Para entrar no Hades, Orfeu deve dobrar a resistência de Caronte, o barqueiro sombrio, que conduz as almas ao Tártaro. Este não deixará Orfeu passar, pois só mortos podem seguir adiante. Com sua voz maviosa, Orfeu faz Caronte adormecer, ocasião em que se apodera do barco.
Orfeu deverá ainda convencer Plutão (não o ex-planeta), o deus senhor do Hades, a devolver-lhe sua amada. Sua música convence também a divindade, na condição que Orfeu, enquanto não deixasse o território infernal com Eurídice, não olhasse para a amada, sob pena de perdê-la para sempre.

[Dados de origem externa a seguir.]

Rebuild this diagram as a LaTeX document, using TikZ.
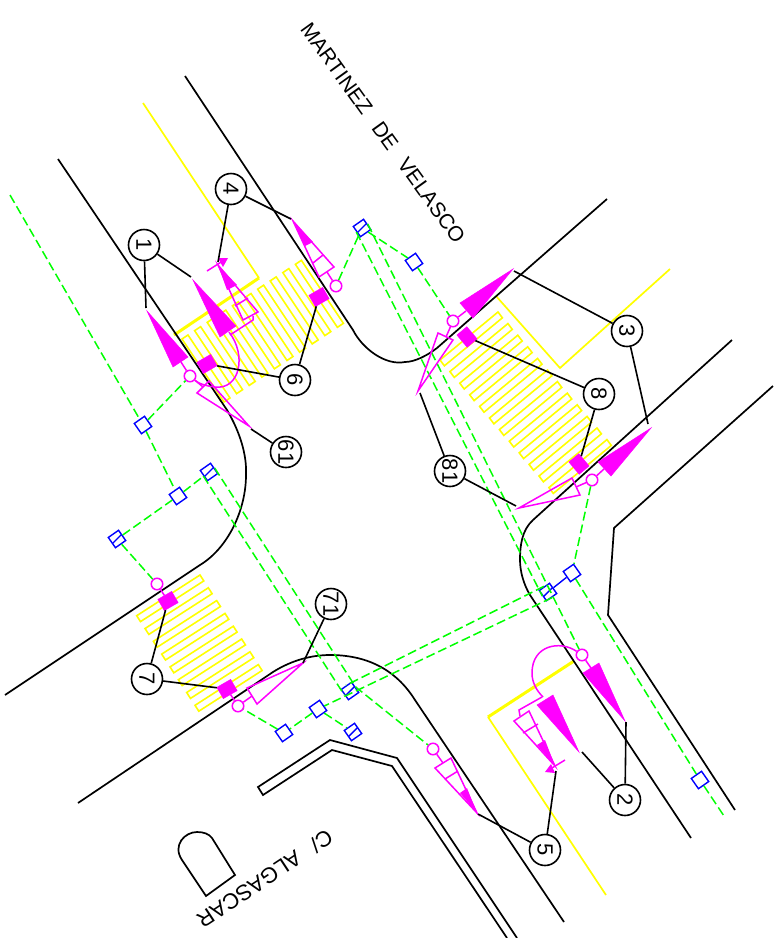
\documentclass[tikz,border=0pt]{standalone}
\usepackage{fontspec}
\setmainfont{Liberation Sans}
\newfontfamily\streetfont[WordSpace=2.6]{Liberation Sans}

\definecolor{sigpink}{RGB}{255,0,255}
\definecolor{ductgreen}{RGB}{0,255,0}
\definecolor{paintyellow}{RGB}{255,255,0}
\definecolor{pitblue}{RGB}{0,0,255}

\tikzset{
	kerb/.style={black, line width=1.7pt},
	paint/.style={paintyellow, line width=1.7pt},
	stopline/.style={paintyellow, line width=3pt},
	zebra/.style={paintyellow, line width=1.6pt},
	duct/.style={ductgreen, line width=1.5pt, dash pattern=on 9pt off 4pt},
	sig/.style={sigpink, line width=1.5pt},
	sigfill/.style={fill=sigpink, draw=sigpink, line width=0.5pt},
	head/.style={draw=sigpink, line width=1.5pt, circle, minimum size=11.5pt, inner sep=0pt},
	lamp/.style={fill=sigpink, draw=sigpink, minimum width=16pt, minimum height=13pt, inner sep=0pt},
	pit/.style={draw=pitblue, line width=1.4pt, minimum size=12.5pt, inner sep=0pt, rotate=35},
	pitx/.style={pit, path picture={\draw[pitblue, line width=1.4pt] (path picture bounding box.south west) -- (path picture bounding box.north east);}},
	numcircle/.style={draw, line width=1.6pt, circle, minimum size=31pt, inner sep=0pt, rotate=-90, font=\fontsize{22}{22}\selectfont},
	leader/.style={black, line width=1.6pt},
	street/.style={font=\streetfont\fontsize{21}{21}\selectfont}
}

\newcommand{\zebrarow}[9]{%
	\foreach \i in {1,...,#3}
		\draw[zebra] ({#1+(\i-1)*#4},{#2+(\i-1)*#5}) -- ++(#6,#7) -- ++(#8,#9) -- ++(-#6,-#7) -- cycle;
}

\begin{document}
\begin{tikzpicture}[x=1pt, y=-1pt]
	\useasboundingbox (0,0) rectangle (782,938);

	\zebrarow{182}{339}{10}{12.6}{-8.3}{42}{63}{6}{-4}
	\zebrarow{440}{360}{12}{9.9}{11.6}{58}{-48}{4.4}{5.8}
	\zebrarow{136.7}{615.7}{8}{8.33}{12.8}{63.3}{-40.7}{3.8}{5.9}

	\draw[paint] (143,103) -- (259,278);
	\draw[stopline] (259,278) -- (174,335);
	\draw[paint] (670,269) -- (560,368) -- (496,296);
	\draw[paint] (606,895) -- (488,717);
	\draw[stopline] (488,717) -- (574,661);

	\draw[kerb] (185,76) -- (353,330) .. controls (362,348) and (385,366) .. (405,362) .. controls (415,362) and (428,355) .. (437,348) -- (607,199);
	\draw[kerb] (58,159) -- (227,410) .. controls (240,432) and (247,455) .. (246,475) .. controls (246,510) and (228,548) .. (200,565) -- (5,695);
	\draw[kerb] (78,803) -- (273,672) .. controls (292,660) and (312,655) .. (330,655) .. controls (365,655) and (395,668) .. (415,700) -- (564,922);
	\draw[kerb] (732,340) -- (533,520) .. controls (522,530) and (520,545) .. (520,560) .. controls (520,572) and (524,585) .. (530,595) -- (691,838);
	\draw[kerb] (773,386) -- (614,528) -- (608,615) -- (735,810);
	\draw[kerb] (517,938) -- (397,758) -- (330,740) -- (258,787) -- (263,795) -- (332,750) -- (392,766) -- (507,938);
	\draw[kerb] (235,875) -- (206,896) -- (182,860) .. controls (172,845) and (185,832) .. (197,832) .. controls (204,832) and (209,834) .. (212,838) -- cycle;

	\node (martinez) [street, rotate=-54.3] at (383,133) {MARTINEZ DE VELASCO};
	\node (algascar) [street, font=\streetfont\fontsize{22}{22}\selectfont, rotate=213.5] at (265,879) {C/ ALGASCAR};

	\node (pa) [pit] at (143,425) {};
	\node (pb) [pit] at (178,496) {};
	\node (pc) [pitx] at (209,472) {};
	\node (pd) [pitx] at (117,539) {};
	\node (pe) [pitx] at (362,228) {};
	\node (pf) [pit] at (414,262) {};
	\node (pg) [pit] at (572,573) {};
	\node (ph) [pitx] at (548,592) {};
	\node (pi) [pit] at (700,780) {};
	\node (pj) [pitx] at (350,691) {};
	\node (pk) [pit] at (318,709) {};
	\node (pl) [pit] at (284,733) {};
	\node (pm) [pitx, rotate=-90] at (353,732) {};

	\node (ha) [head] at (190,376) {};
	\node (hb) [head] at (336,286) {};
	\node (hc) [head] at (453,321) {};
	\node (hd) [head] at (592,480) {};
	\node (he) [head] at (157,584) {};
	\node (hf) [head] at (238,706) {};
	\node (hg) [head] at (582,655) {};
	\node (hh) [head] at (433,749) {};

	\node (la) [lamp, rotate=30] at (207,364) {};
	\node (lb) [lamp, rotate=30] at (319,297) {};
	\node (lc) [lamp, rotate=-50] at (467,337) {};
	\node (ld) [lamp, rotate=-50] at (579,464) {};
	\node (le) [lamp, rotate=30] at (168,601) {};
	\node (lf) [lamp, rotate=30] at (227,689) {};

	\coordinate (ga) at (10,195);
	\coordinate (gb) at (724,816);
	\draw[duct] (ga) -- (pa);
	\draw[duct] (pa) -- (pb);
	\draw[duct] (pa) -- (ha);
	\draw[duct] (pd) -- (pb);
	\draw[duct] (pb) -- (pc);
	\draw[duct] (pd) -- (he);
	\draw[duct] (hb) -- (pe);
	\draw[duct] (pe) -- (pf);
	\draw[duct] (pf) -- (hc);
	\draw[duct] (pe.west) -- (ph.west);
	\draw[duct] (pe.east) -- (hg);
	\draw[duct] (hd) -- (pg);
	\draw[duct] (pg) -- (pi);
	\draw[duct] (pi) -- (gb);
	\draw[duct] (pc.west) -- (pj.west);
	\draw[duct] (pc.east) -- (pj.east) -- (hh);
	\draw[duct] (ph.north) -- (pj.north);
	\draw[duct] (ph.south) -- (pk);
	\draw[duct] (pk) -- (pl);
	\draw[duct] (pl) -- (hf);
	\draw[duct] (pk) -- (pm);
	\draw[pitblue, line width=1.4pt] (pg) -- (ph);

	\coordinate (ta) at (147,311);
	\coordinate (tb) at (193,280);
	\coordinate (tc) at (293,221);
	\coordinate (td) at (513,269);
	\coordinate (te) at (651,428);
	\coordinate (tf) at (625,721);
	\coordinate (tg) at (579,752);
	\coordinate (oa) at (249,426);
	\coordinate (ob) at (418,391);
	\coordinate (oc) at (519,508);
	\coordinate (od) at (303,663);
	\coordinate (oe) at (477,813);
	\coordinate (of) at (218,265);
	\coordinate (og) at (555,766);

	\draw[sigfill] (ta) -- (173,367) -- (188,357) -- cycle;
	\draw[sig] (181,362) -- (ha);
	\draw[sigfill] (tb) -- (220,337) -- (236,326) -- cycle;
	\draw[sig] (229,332) .. controls (247,355) and (240,390) .. (215,387) .. controls (205,386) and (198,383) .. (ha);
	\draw[sig] (oa) -- (209,381) -- (197,393) -- cycle;
	\draw[sig] (ha) -- (203,387);

	\draw[sig] (of) -- (243,320) -- (258,312) -- cycle;
	\draw[sig] (235,306) -- (248,298);
	\fill[sigpink] (of) -- (227,290) -- (237,285) -- cycle;
	\draw[sig] (253,316) -- (253,320) -- (230,335);
	\draw[sig] (207,271) -- (226,259);
	\fill[sigpink] (228,258) -- (218,258) -- (223,267) -- cycle;

	\draw[sig] (tc) -- (319,277) -- (334,267) -- cycle;
	\fill[sigpink] (tc) -- (305,246) -- (313,242) -- cycle;
	\draw[sig] (313,263) -- (323,255);
	\draw[sig] (327,272) -- (hb);

	\draw[sigfill] (td) -- (460,303) -- (473,318) -- cycle;
	\draw[sig] (466,311) -- (hc);
	\draw[sig] (ob) -- (438,333) -- (453,340) -- cycle;
	\draw[sig] (hc) -- (446,337);

	\draw[sigfill] (te) -- (598,462) -- (611,476) -- cycle;
	\draw[sig] (604,469) -- (hd);
	\draw[sig] (oc) -- (572,478) -- (580,495) -- cycle;
	\draw[sig] (hd) -- (576,487);

	\draw[sig] (od) -- (247,688) -- (257,704) -- cycle;
	\draw[sig] (hf) -- (252,696);
	\draw[sig] (he) -- (le);
	\draw[sig] (hf) -- (lf);

	\draw[sigfill] (tf) -- (583,673) -- (599,663) -- cycle;
	\draw[sig] (hg) -- (591,668);
	\draw[sigfill] (tg) -- (537,705) -- (553,695) -- cycle;
	\draw[sig] (hg) .. controls (560,640) and (532,645) .. (532,673) .. controls (532,682) and (536,690) .. (543,697);

	\draw[sig] (og) -- (514,721) -- (529,711) -- cycle;
	\draw[sig] (523,733) -- (538,724);
	\fill[sigpink] (og) -- (537,745) -- (545,740) -- cycle;
	\draw[sig] (520,716) -- (519,710) -- (542,697);
	\draw[sig] (565,760) -- (547,771);
	\fill[sigpink] (545,772) -- (555,773) -- (551,764) -- cycle;

	\draw[sig] (oe) -- (435,768) -- (451,758) -- cycle;
	\draw[sig] (445,779) -- (458,771);
	\fill[sigpink] (oe) -- (460,793) -- (467,788) -- cycle;
	\draw[sig] (hh) -- (443,763);

	\node (one) [numcircle] at (144,245) {1};
	\node (four) [numcircle] at (231,189) {4};
	\node (six) [numcircle] at (295,380) {6};
	\node (sixone) [numcircle] at (286,452) {61};
	\node (eight) [numcircle] at (599,394) {8};
	\node (three) [numcircle] at (627,331) {3};
	\node (eightone) [numcircle] at (450,471) {81};
	\node (sevenone) [numcircle] at (331,604) {71};
	\node (seven) [numcircle] at (147,679) {7};
	\node (two) [numcircle] at (625,800) {2};
	\node (five) [numcircle] at (545,850) {5};

	\coordinate (ea) at (146,308);
	\coordinate (eb) at (191,277);
	\coordinate (ec) at (218,262);
	\coordinate (ed) at (291,219);
	\coordinate (ee) at (251,429);
	\coordinate (ef) at (514,271);
	\coordinate (eg) at (648,424);
	\coordinate (eh) at (420,393);
	\coordinate (ei) at (516,506);
	\coordinate (ej) at (582,752);
	\coordinate (ek) at (626,722);
	\coordinate (el) at (556,771);
	\coordinate (em) at (478,814);

	\draw[leader] (one) -- (ea);
	\draw[leader] (one) -- (eb);
	\draw[leader] (four) -- (ec);
	\draw[leader] (four) -- (ed);
	\draw[leader] (six) -- (lb);
	\draw[leader] (six) -- (la);
	\draw[leader] (sixone) -- (ee);
	\draw[leader] (eight) -- (lc);
	\draw[leader] (eight) -- (ld);
	\draw[leader] (three) -- (ef);
	\draw[leader] (three) -- (eg);
	\draw[leader] (eightone) -- (eh);
	\draw[leader] (eightone) -- (ei);
	\draw[leader] (sevenone) -- (od);
	\draw[leader] (seven) -- (le);
	\draw[leader] (seven) -- (lf);
	\draw[leader] (two) -- (ej);
	\draw[leader] (two) -- (ek);
	\draw[leader] (five) -- (el);
	\draw[leader] (five) -- (em);
\end{tikzpicture}
\end{document}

Desconfiado de que não era sua amada quem conduzia ou que as Fúrias a estivessem raptando, Orfeu não resiste e olha para Eurídice, que vinha puxando pelo braço. A curiosidade custará caro. Em castigo deverá deixar o Hades sem ela.
De volta ao mundo dos vivos, Orfeu segue amargurado até ser dilacerado pelas bacantes, por se recusar a amar outras mulheres. Na ópera esse final trágico é atenuado, pois na peça ele é conduzido aos céus por seu pai Apolo.
As três histórias tem um comum o fato da confiança ser exigida por um deus, e de ser a pessoa amada a pessoa a quebrá-la. Em Lohengrin e na história de Lot, quem a pede é o deus cristão, através de avatares (um cavaleiro e dois anjos, respectivamente). No caso de Orfeu, é o senhor dos infernos que a pede, e, para horror de alguns, até este pode ser confiável, ao contrário dos sempre ardilosos mefistófeles da Literatura. Hades aqui cumpre o que promete.
Essas histórias mostram que, no terreno do amor, a confiança na pessoa amada é muito importante. Às vezes não precisamos saber da origem ou classe social da pessoa, e o nome pode ser até desnecessário. Não precisamos ver o mal e os amores antigos que deixamos para trás ao iniciar uma nova história com quem amamos. E podemos até seguir passos à frente, mesmo separados por algum tempo, confiando que a pessoa amada ainda estará junto de nós.
Outra moral das histórias é que a curiosidade nem sempre é uma coisa boa. Aqui com uma ligeira predominância da curiosidade feminina.